How to write a personal statement

Julia Marolt on 30 January 2024
How to write a personal statement

Personal statements can seem like the most stressful thing ever, but fear not! We're here to help.

A personal statement is unique to each person, it is a direct reflection of you and what you have achieved, so don’t get shy, own your achievements. No matter the grades or the course a personal statement is crucial, and in the end it can make all the difference. 

Now I present to you, as a personal statement veteran, my top tips and tricks on how to nail your personal statement.

1. Write down some notes, mind map or bullet point whatever works best for you. Make a list of your hobbies, experiences, skills and inspirations that you want to explore and discuss within your statement.
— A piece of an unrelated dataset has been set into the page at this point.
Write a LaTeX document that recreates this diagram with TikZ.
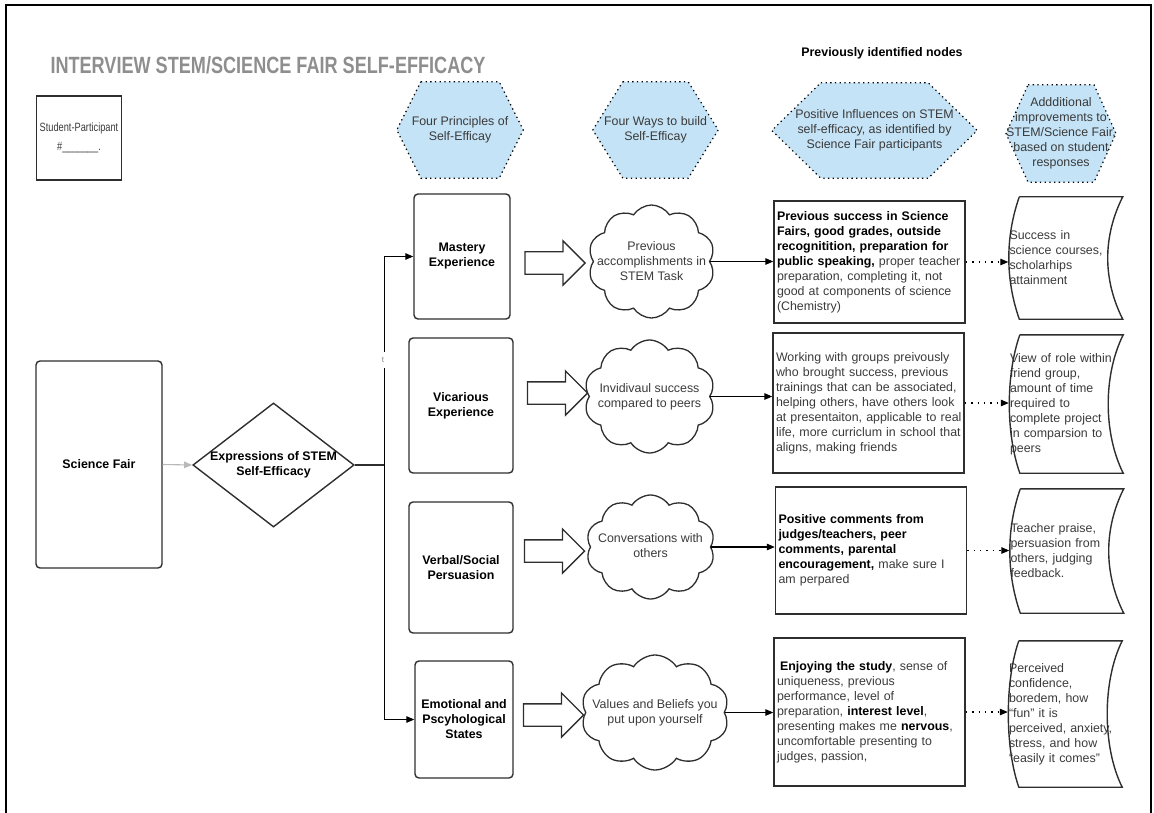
\documentclass[tikz,border=0pt]{standalone}
\usepackage{fontspec}
\setmainfont{Liberation Sans}
\newfontfamily\narrowfont[FakeStretch=0.77]{Liberation Sans}
\usetikzlibrary{arrows.meta, positioning, shapes.geometric, shapes.symbols, shapes.arrows, calc, backgrounds}
\definecolor{hexblue}{HTML}{C5E3F6}
\definecolor{titlegray}{HTML}{8E8E8E}
\definecolor{txtgray}{HTML}{3A3A3A}
\definecolor{linegray}{HTML}{2E2E2E}
\newcommand{\bodysize}{\fontsize{12.4}{15}\selectfont}
\newcommand{\boldtxt}[1]{{\bfseries\color{black}#1}}

\begin{document}
\begin{tikzpicture}[x=1pt, y=-1pt,
  hexa/.style={rectangle, inner sep=0pt, align=center,
    font=\bodysize, text=txtgray},
  hexline/.style={draw=black, fill=hexblue, line width=1.2pt,
    dash pattern=on 1.3pt off 3.4pt},
  prin/.style={rectangle, rounded corners=4pt, draw=linegray,
    line width=1.4pt, align=center, font=\bodysize\bfseries},
  blk/.style={single arrow, draw=linegray, line width=1.3pt,
    minimum height=60pt, minimum width=43pt,
    single arrow head extend=11pt, inner xsep=0pt, inner ysep=10.5pt},
  cloudy/.style={cloud, cloud puffs=10, cloud puff arc=115,
    draw=linegray, line width=1.3pt, inner sep=0pt},
  cloudtxt/.style={align=center, inner sep=0pt, font=\bodysize, text=txtgray},
  infl/.style={rectangle, draw=linegray, line width=1.4pt,
    text width=185pt, inner xsep=3pt, align=left,
    font=\bodysize, text=txtgray},
  impr/.style={rectangle, inner ysep=0pt, inner xsep=1pt,
    text width=112pt, align=left, font=\bodysize, text=txtgray},
  curvline/.style={draw=linegray, line width=1.4pt},
  ar/.style={-{Triangle[length=8pt, width=6.5pt]}, line width=1.1pt, draw=black},
  dotar/.style={ar, dash pattern=on 1.4pt off 5pt},
  tlab/.style={fill=white, inner sep=1pt, minimum height=16pt,
    font=\fontsize{8}{8}\selectfont, text=gray}
]
  \useasboundingbox (0,0) rectangle (1154,813);
  \draw[line width=2pt] (6,813) -- (6,5) -- (1151,5) -- (1151,813);

  \node[font=\narrowfont\fontsize{23.5}{26}\selectfont\bfseries, text=titlegray]
    (ttl) at (268,65) {INTERVIEW STEM/SCIENCE FAIR SELF-EFFICACY};
  \node[font=\bodysize\bfseries] (prev) at (882,53) {Previously identified nodes};

  \node[draw=linegray, line width=1.3pt, minimum width=84pt, minimum height=84pt,
    align=center, font=\narrowfont\fontsize{12}{19}\selectfont, text=txtgray]
    (stu) at (79,138) {Student-Participant\\\#\_\_\_\_\_\_\_.};

  % header hexagons
  \node[hexa, minimum width=126pt, minimum height=96pt] (h1) at (460,130)
    {Four Principles of\\Self-Efficay};
  \node[hexa, minimum width=125pt, minimum height=96pt] (h2) at (655.5,130)
    {Four Ways to build\\Self-Efficay};
  \node[hexa, minimum width=205pt, minimum height=95pt] (h3) at (874.5,130.5)
    {Positive Influences on STEM\\self-efficacy, as identified by\\Science Fair participants};
  \node[hexa, minimum width=108pt, minimum height=97pt] (h4) at (1061,133.5)
    {Addditional\\improvements to\\STEM/Science Fair,\\based on student\\responses};
  \begin{scope}[on background layer]
    \foreach \n/\d in {h1/24, h2/30, h3/49, h4/22}{
      \draw[hexline] ($(\n.north west)+(\d,0)$) -- ($(\n.north east)+(-\d,0)$)
        -- (\n.east) -- ($(\n.south east)+(-\d,0)$)
        -- ($(\n.south west)+(\d,0)$) -- (\n.west) -- cycle;
    }
  \end{scope}

  \node[prin, minimum width=126pt, minimum height=207pt] (sf) at (99,464.5) {Science Fair};
  \node[diamond, draw=linegray, line width=1.4pt, aspect=1.3,
    minimum width=161pt, minimum height=124pt, inner sep=0pt,
    align=center, font=\bodysize\bfseries] (expr) at (273.5,465)
    {Expressions of STEM\\Self-Efficacy};

  % four principles
  \node[prin, minimum width=96pt, minimum height=125pt] (m1) at (462,256.5)
    {Mastery\\Experience};
  \node[prin, minimum width=104pt, minimum height=135pt] (m2) at (461,405.5)
    {Vicarious\\Experience};
  \node[prin, minimum width=104pt, minimum height=131pt] (m3) at (461,567.5)
    {Verbal/Social\\Persuasion};
  \node[prin, minimum width=98pt, minimum height=117pt] (m4) at (464,719.5)
    {Emotional and\\Pscyhological\\States};

  \node[blk] (b1) at (549.5,263) {};
  \node[blk] (b2) at (552,393) {};
  \node[blk] (b3) at (549,551) {};
  \node[blk] (b4) at (548,715) {};

  \node[cloudy, minimum width=127pt, minimum height=113pt] (cl1) at (651.5,261.5) {};
  \node[cloudy, minimum width=131pt, minimum height=113pt] (cl2) at (649.5,396.5) {};
  \node[cloudy, minimum width=129pt, minimum height=104pt] (cl3) at (650.5,547) {};
  \node[cloudy, minimum width=148pt, minimum height=115pt] (cl4) at (655,712.5) {};
  \node[cloudtxt] (cl1t) at (cl1) {Previous\\accomplishments in\\STEM Task};
  \node[cloudtxt] (cl2t) at (cl2) {Invidivaul success\\compared to peers};
  \node[cloudtxt] (cl3t) at ($(cl3)+(0,-1)$) {Conversations with\\others};
  \node[cloudtxt] (cl4t) at (cl4) {Values and Beliefs you\\put upon yourself};

  \node[infl, minimum height=122pt] (t1) at (869.5,262)
    {\boldtxt{Previous success in Science}\\
     \boldtxt{Fairs, good grades, outside}\\
     \boldtxt{recognitition, preparation for}\\
     \boldtxt{public speaking,} proper teacher\\
     preparation, completing it, not\\
     good at components of science\\
     (Chemistry)};
  \node[infl, minimum height=140pt] (t2) at (868.5,403)
    {Working with groups preivously\\
     who brought success, previous\\
     \mbox{trainings that can be associated,}\\
     \mbox{helping others, have others look}\\
     \mbox{at presentaiton, applicable to real}\\
     \mbox{life, more curriclum in school that}\\
     aligns, making friends};
  \node[infl, minimum height=127pt] (t3) at (871,550.5)
    {\boldtxt{Positive comments from}\\
     \boldtxt{judges/teachers, peer}\\
     \boldtxt{comments, parental}\\
     \boldtxt{encouragement,} make sure I\\
     am perpared};
  \node[infl, minimum height=148pt] (t4) at (869.5,712)
    {\hspace{3pt}\boldtxt{Enjoying the study}, sense of\\
     uniqueness, previous\\
     performance, level of\\
     preparation, \boldtxt{interest level},\\
     \mbox{presenting makes me \boldtxt{nervous},}\\
     uncomfortable presenting to\\
     judges, passion,};

  \node[impr, minimum height=122pt] (c1) at (1065.5,258)
    {Success in\\science courses,\\scholarhips\\attainment};
  \node[impr, minimum height=138pt] (c2) at (1066,404)
    {View of role within\\friend group,\\amount of time\\required to\\complete project\\in comparsion to\\peers};
  \node[impr, minimum height=124pt] (c3) at (1066.5,551)
    {Teacher praise,\\persuasion from\\others, judging\\feedback.};
  \node[impr, minimum height=146pt] (c4) at (1065,714)
    {Perceived\\confidence,\\boredem, how\\``fun'' it is\\perceived, anxiety,\\stress, and how\\``easily it comes''};
  \foreach \n in {c1,c2,c3,c4}{
    \draw[curvline] ($(\n.north west)+(11,0)$) -- (\n.north east)
      .. controls ($(\n.north east)+(-20,40)$) and ($(\n.south east)+(-20,-40)$) .. (\n.south east)
      -- ($(\n.south west)+(11,0)$)
      .. controls ($(\n.south west)+(-3,-40)$) and ($(\n.north west)+(-3,40)$) .. ($(\n.north west)+(11,0)$);
  }

  % connectors
  \coordinate (jn) at ($(expr.east)+(30,0)$);
  \draw[ar, draw=gray!55] (sf.east) -- (expr.west);
  \draw[line width=1.3pt, draw=linegray] (expr.east) -- (jn);
  \draw[ar] (jn) |- (m1.west);
  \draw[ar] (jn) |- (m4.west);
  \node[tlab] (tk) at (383,360) {t};

  \foreach \i in {1,...,4}{
    \draw[ar] (cl\i.east) -- (cl\i.east -| t\i.west);
    \draw[dotar] (t\i.east) -- (t\i.east -| c\i.west);
  }
\end{tikzpicture}
\end{document}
This will help aid that brain fog that inevitably comes when you have to write something important.

2. Starting your personal statement can be tricky, as well as knowing how to structure it. You should always include these main key points : why you choose the course, hobbies and interests, future career aspirations, work experience/volunteering, and anything that might set you apart from other students.

If you’re still unsure where to start, getting advice from a teacher is a great resource. Another great resource, which personally helped me massively is the UCAS personal statement builder which simply outlines the main components in a personal statement.

3. Talk about your achievements, in simpler words just brag about yourself. Whether that's something you achieved in a sports group or at work, anything that you are proud of and that has made you grow as a person is worth mentioning. Examples will be your best friend here, as well as linking each experience back with why you’re so passionate about the course.

4. Your personal statement should involve a section where you discuss your appreciation for the course subject and how you take it upon yourself to explore and research it out of college time. Like a particular author, artist, article etc. anything that you took inspiration from and helped fuel your interest in the subject, show your curiosity and eagerness to learn.

5. Universities will read hundreds of students' personal statements per course, so staying away from cliches is a great way to ensure your personal statement doesn’t get lost in the bunch and sticks out. Avoid phrases like: from a young age… I am applying for this course because… Ever since I was… Additionally try not to overuse the word “Passion” and look for alternative synonyms. 

6. Make sure to create an even balance between your academic achievements and your other personal achievements. Don’t let one overpower the other, showing an equal balance of both will best highlight your capabilities and skills as a student.

7. Keep the deadlines in your mind as well as character and line count, both things that through the stress of writing a personal statement can be forgotten or mistaken. 

If you hit over or under the character count, the first step is to not panic, although it may seem like the world is not ending. Take a break from your personal statement for a few days, and then come back to it to make those cuts and edits. Taking a small break will give you some much needed fresh perspective.

8. Create a sense of voice and personality, show them who you are through your words, in an academic way of course, so steer clear of any slang or jokes. Let your passion and drive show, be your genuine self.

9. CHECK IT! Not only once, not twice but multiple times. Check for grammar and spelling and anything that may not be right and get overlooked when writing. Get someone else to read and check it for any errors as they might spot something that you could’ve missed.